-- Task to complete --
Every line from the one holding "Recreate this image as a component" through the one holding "import * as" should be returned exactly, both included; the pictures should not.

Start Supplied entries

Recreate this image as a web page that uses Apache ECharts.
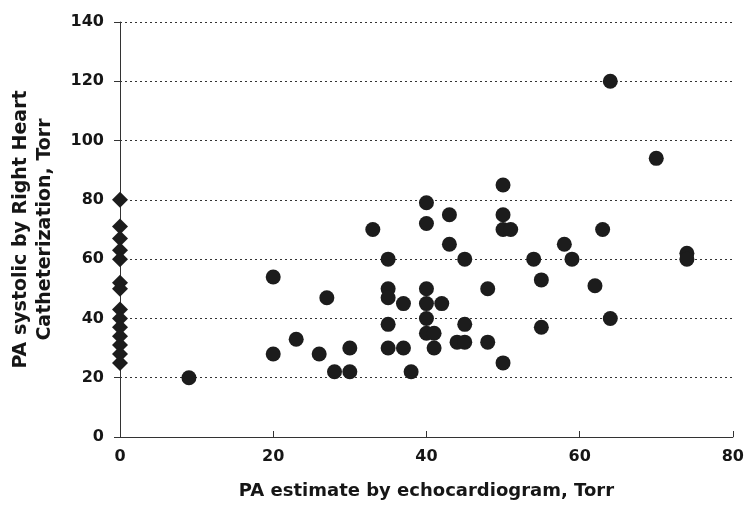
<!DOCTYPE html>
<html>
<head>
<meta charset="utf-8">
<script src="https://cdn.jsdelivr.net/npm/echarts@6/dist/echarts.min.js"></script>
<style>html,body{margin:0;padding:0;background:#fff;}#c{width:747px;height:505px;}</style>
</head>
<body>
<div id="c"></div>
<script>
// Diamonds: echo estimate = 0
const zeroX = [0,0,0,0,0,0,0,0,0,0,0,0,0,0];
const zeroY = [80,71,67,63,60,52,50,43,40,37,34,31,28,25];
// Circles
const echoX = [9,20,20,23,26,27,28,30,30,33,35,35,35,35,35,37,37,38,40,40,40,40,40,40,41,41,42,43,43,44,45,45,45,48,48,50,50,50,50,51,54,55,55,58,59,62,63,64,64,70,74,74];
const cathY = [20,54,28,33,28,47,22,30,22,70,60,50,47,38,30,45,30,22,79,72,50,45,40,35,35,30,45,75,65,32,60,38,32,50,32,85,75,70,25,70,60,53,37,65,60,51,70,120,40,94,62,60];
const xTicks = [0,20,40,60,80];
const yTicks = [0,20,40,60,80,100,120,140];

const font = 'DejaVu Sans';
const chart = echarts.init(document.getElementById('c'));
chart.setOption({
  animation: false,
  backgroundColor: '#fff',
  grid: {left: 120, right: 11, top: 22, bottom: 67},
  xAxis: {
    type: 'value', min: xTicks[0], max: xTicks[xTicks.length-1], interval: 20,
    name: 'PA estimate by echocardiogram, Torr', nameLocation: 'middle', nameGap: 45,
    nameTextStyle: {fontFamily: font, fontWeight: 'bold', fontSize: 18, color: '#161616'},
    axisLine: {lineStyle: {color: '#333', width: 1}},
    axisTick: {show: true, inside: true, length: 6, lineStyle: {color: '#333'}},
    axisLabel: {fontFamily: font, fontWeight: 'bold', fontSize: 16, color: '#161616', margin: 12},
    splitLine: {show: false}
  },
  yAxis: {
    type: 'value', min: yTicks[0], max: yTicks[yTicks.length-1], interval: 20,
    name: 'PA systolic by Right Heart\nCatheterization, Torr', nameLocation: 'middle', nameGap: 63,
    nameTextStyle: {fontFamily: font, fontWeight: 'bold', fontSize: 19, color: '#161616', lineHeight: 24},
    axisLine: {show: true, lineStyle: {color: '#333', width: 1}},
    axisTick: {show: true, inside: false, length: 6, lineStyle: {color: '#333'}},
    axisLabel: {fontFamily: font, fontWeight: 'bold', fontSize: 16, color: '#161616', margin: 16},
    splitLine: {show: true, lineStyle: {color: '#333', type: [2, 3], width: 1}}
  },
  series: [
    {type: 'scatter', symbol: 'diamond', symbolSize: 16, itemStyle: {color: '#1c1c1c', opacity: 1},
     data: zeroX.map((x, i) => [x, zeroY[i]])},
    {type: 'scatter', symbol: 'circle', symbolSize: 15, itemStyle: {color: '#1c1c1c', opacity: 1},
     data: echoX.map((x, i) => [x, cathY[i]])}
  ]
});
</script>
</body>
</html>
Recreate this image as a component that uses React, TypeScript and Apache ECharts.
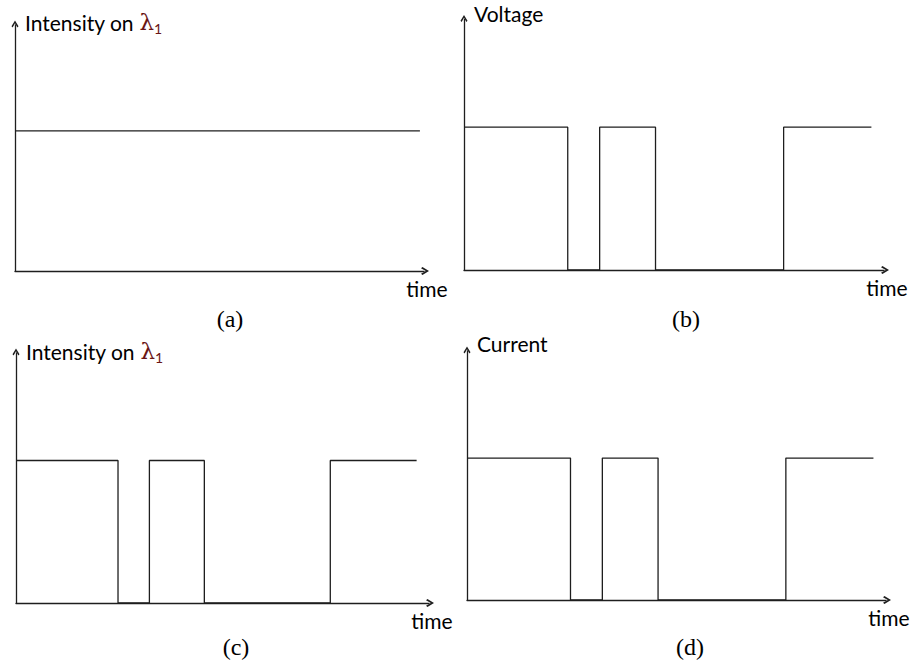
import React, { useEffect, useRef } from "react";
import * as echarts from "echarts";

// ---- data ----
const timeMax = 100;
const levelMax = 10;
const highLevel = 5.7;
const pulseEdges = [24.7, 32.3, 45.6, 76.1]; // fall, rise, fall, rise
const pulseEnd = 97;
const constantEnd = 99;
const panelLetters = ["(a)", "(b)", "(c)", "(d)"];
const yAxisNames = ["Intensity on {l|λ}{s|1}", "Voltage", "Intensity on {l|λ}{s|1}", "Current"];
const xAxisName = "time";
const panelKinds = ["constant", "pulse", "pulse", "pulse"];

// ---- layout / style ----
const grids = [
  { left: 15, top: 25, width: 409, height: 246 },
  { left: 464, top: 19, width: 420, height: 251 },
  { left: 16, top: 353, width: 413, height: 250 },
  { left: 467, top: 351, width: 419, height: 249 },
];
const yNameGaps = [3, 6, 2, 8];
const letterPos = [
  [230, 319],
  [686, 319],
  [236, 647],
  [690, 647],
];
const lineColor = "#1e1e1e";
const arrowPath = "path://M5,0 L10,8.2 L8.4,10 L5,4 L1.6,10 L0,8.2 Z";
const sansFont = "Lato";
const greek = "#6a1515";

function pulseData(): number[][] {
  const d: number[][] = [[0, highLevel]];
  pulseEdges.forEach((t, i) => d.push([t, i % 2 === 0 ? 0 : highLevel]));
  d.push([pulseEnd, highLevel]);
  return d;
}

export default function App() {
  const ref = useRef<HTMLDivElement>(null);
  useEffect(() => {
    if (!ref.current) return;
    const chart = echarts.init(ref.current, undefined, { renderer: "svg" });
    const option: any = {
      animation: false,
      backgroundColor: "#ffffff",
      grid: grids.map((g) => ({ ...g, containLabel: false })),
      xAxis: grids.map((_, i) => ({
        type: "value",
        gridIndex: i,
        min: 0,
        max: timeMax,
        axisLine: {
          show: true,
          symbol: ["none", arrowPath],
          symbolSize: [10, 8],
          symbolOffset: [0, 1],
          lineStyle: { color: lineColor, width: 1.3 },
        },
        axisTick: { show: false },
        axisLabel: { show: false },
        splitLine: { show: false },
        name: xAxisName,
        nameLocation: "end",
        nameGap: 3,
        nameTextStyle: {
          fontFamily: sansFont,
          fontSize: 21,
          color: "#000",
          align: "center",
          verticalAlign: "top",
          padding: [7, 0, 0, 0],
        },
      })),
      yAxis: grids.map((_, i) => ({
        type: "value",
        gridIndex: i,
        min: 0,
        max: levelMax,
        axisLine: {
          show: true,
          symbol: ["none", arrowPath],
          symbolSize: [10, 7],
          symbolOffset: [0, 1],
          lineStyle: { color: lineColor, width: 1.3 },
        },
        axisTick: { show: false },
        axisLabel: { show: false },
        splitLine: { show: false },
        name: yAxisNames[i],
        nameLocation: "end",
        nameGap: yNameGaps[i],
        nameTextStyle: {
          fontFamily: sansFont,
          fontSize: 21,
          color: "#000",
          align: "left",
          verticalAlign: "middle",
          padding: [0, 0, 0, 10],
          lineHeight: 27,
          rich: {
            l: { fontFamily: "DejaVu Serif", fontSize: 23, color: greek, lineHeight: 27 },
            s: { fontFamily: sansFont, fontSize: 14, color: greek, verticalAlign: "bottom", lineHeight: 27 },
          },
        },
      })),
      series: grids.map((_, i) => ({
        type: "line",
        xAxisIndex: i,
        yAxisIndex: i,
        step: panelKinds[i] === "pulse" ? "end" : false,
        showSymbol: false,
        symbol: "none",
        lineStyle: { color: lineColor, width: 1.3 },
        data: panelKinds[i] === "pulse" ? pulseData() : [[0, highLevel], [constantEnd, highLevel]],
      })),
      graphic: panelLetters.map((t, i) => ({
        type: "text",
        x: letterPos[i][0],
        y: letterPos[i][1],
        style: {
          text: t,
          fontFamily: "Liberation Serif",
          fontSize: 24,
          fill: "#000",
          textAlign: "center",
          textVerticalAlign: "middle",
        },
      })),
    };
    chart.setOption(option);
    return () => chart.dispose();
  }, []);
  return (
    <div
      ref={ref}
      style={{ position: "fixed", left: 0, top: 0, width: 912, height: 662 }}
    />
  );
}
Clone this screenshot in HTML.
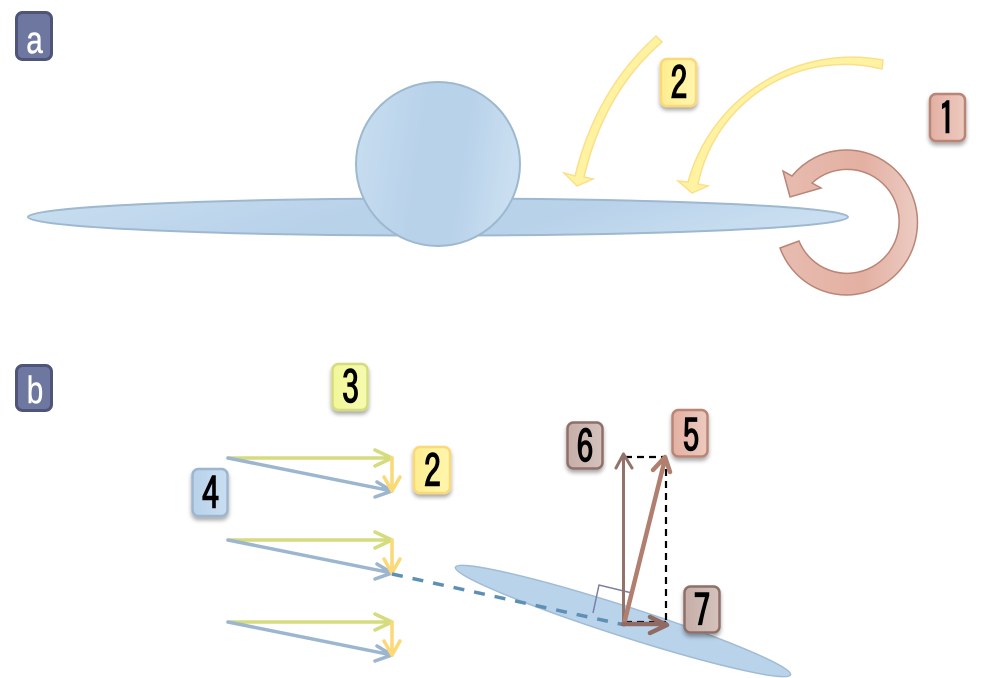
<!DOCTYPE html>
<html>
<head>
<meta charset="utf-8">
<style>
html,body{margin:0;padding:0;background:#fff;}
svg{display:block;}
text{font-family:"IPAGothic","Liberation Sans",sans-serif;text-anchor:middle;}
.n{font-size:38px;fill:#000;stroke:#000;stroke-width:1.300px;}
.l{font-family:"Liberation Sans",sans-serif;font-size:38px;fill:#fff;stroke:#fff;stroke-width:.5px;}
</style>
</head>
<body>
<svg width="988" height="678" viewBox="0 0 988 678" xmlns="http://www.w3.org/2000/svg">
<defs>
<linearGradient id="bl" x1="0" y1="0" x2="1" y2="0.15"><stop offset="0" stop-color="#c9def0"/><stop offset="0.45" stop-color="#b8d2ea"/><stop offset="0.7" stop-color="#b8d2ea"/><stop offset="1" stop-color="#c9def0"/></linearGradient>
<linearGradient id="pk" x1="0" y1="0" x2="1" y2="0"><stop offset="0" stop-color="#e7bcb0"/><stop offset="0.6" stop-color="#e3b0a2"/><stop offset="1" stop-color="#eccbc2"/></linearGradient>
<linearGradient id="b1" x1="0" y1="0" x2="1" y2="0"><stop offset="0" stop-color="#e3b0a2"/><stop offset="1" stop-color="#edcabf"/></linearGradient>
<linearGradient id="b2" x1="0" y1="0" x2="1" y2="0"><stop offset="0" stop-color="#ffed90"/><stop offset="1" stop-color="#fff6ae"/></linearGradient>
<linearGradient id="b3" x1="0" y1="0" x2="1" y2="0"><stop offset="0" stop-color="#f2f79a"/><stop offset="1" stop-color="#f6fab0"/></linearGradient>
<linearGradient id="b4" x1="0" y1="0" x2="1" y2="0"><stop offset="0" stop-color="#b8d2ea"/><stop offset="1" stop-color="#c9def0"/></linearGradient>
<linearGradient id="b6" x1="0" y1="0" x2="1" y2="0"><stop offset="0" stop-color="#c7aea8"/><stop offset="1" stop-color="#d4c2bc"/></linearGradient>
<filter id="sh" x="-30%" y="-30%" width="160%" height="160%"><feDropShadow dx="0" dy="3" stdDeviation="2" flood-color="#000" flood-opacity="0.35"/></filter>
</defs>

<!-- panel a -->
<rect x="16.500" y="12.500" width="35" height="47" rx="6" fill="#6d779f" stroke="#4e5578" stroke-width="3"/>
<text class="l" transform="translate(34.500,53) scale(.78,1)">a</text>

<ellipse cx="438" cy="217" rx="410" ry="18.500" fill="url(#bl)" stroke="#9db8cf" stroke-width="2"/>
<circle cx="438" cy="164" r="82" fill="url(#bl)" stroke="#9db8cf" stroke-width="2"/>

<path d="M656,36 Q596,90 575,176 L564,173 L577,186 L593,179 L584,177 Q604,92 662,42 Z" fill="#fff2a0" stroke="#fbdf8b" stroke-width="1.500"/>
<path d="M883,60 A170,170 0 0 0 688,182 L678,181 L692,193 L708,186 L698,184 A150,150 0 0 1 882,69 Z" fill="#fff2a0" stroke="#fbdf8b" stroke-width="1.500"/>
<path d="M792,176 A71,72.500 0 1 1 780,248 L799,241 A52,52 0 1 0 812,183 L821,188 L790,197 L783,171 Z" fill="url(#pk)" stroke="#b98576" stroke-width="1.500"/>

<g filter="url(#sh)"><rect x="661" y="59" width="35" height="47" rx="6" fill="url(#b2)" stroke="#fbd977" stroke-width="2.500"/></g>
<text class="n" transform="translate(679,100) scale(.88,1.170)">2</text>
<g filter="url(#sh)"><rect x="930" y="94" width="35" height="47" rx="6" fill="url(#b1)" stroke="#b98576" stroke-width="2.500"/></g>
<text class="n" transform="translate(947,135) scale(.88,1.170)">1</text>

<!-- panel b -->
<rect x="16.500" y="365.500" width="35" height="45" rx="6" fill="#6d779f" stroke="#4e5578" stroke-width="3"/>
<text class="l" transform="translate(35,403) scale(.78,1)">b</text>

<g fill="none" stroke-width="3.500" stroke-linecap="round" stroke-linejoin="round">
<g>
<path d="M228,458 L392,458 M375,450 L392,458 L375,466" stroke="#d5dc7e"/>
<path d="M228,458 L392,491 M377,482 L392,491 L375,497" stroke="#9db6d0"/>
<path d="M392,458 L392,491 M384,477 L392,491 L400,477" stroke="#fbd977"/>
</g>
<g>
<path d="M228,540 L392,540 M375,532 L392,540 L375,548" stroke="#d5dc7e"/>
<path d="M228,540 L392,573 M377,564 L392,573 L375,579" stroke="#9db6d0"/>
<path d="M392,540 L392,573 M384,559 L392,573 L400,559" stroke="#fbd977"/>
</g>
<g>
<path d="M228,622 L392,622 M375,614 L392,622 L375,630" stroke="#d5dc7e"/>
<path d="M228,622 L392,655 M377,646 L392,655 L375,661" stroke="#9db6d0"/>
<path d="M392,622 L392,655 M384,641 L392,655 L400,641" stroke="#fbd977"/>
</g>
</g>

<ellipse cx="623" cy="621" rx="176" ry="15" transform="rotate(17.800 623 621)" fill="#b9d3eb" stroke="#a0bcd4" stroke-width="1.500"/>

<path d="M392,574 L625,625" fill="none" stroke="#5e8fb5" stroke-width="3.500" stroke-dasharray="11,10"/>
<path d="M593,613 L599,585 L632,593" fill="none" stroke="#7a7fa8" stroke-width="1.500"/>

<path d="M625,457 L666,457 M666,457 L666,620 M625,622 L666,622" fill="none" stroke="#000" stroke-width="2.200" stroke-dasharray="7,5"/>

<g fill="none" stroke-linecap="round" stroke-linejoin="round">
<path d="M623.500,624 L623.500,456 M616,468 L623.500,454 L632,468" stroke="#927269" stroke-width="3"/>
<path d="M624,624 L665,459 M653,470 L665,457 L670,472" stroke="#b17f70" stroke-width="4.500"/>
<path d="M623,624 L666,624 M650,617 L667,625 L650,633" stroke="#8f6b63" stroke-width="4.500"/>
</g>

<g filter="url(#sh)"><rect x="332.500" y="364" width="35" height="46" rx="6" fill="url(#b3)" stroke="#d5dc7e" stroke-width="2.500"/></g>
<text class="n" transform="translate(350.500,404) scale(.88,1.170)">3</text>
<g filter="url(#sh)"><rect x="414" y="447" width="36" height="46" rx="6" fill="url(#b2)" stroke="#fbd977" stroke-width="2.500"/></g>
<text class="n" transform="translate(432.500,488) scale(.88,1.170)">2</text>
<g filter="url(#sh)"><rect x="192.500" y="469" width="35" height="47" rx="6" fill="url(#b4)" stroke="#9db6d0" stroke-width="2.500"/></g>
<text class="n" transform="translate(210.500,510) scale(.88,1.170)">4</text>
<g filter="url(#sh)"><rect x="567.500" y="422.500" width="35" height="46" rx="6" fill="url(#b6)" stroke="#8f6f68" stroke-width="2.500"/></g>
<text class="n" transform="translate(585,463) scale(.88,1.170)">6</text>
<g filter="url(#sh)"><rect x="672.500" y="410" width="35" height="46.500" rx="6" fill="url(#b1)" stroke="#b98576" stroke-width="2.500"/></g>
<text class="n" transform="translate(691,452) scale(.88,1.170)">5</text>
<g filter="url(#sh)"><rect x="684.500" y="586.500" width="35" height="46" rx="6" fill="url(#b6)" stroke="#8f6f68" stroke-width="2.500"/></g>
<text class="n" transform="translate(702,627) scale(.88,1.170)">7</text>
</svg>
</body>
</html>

End Supplied entries

-- Task answer --
Recreate this image as a component that uses React, TypeScript and Apache ECharts.
import React, { useEffect, useRef } from "react";
import * as echarts from "echarts";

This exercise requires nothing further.